Procalcitonin of little value in bacterial pneumonia

25 May 2016

Elevated procalcitonin levels in response to bacterial infection might help ‘lazy doctors’ when deciding on antibiotic treatment in patients hospitalised with community-acquired pneumonia but the test is no substitute for a competent clinical assessment, according to Professor Grant Waterer from Royal Perth Hospital.

“In fact, the test might be harmful if therapy is inappropriately withheld,” he said.

Speaking in a debate on the role of the procalcitonin, he said clinicians are still forced to rely on empirical treatment early in the course of severe pneumonia at a stage in the disease when conventional microbiology had little to offer.

“We know that, if the infection is bacterial, timely administration of appropriate antibiotics is critical,” he said. “Treatment within three hours of presentation predicts better survival, and the risk-benefit balance strongly favours empiric therapy.”

Procalcitonin – the natural precursor to calcitonin – is generally elevated by bacterial infection but unaffected, or even suppressed, by viral infection, and has been proposed as a tool to detect sepsis and guide treatment.

“In bacteraemia it is elevated more by gram-negative rather than gram-positive organisms, and there is wide inter-patient variability in the response,” Professor Waterer said.

“Within populations the average level does increase with bacterial infection, but we treat individuals, not populations, so there is the risk of false negative results. Some retrospective studies have identified cases of Legionella infection, for example, that would not have been treated if the results had been followed.”

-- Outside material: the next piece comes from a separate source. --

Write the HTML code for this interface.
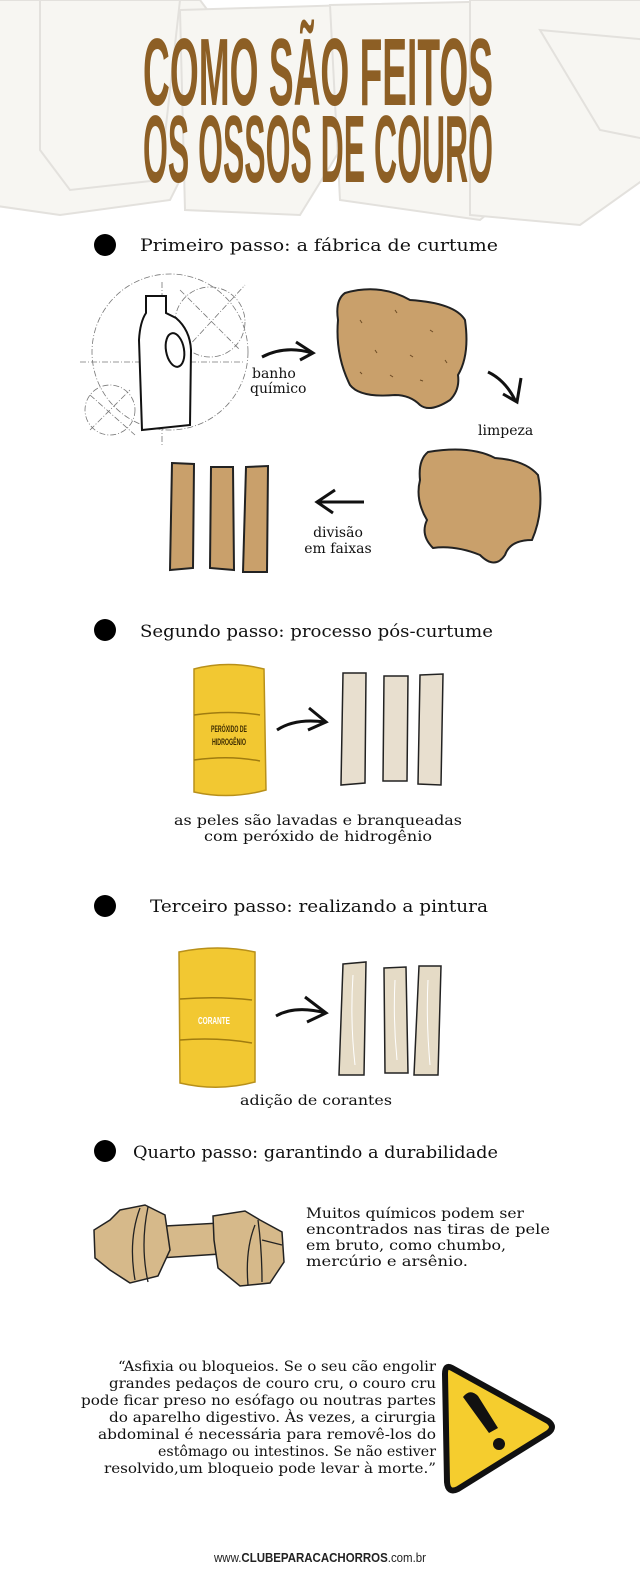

In addition, bacterial and viral co-infection in pneumonia is common, complicating interpretation of a procalcitonin response.

Professor Waterer also questioned the rationale for attempting to restrict antibiotic therapy in severe pneumonia, noting that mortality and readmission are not the only outcomes that matter.

“Pneumonia is also associated with increased long-term mortality as well as an increase in ischaemic heart disease and stroke, which are predicted by persistent inflammation,” he said.

“Because of costs like these, we need to be very cautious in withholding antibiotics on the basis of a single test.

“My view is that procalcitonin adds little to competent clinical care.”

Dr Thomas File from Akron, Ohio, argued that procalcitonin can assist in reducing the over-use use of antibiotics in treating community-acquired pneumonia, but it would always be an ancillary role in the total package of care.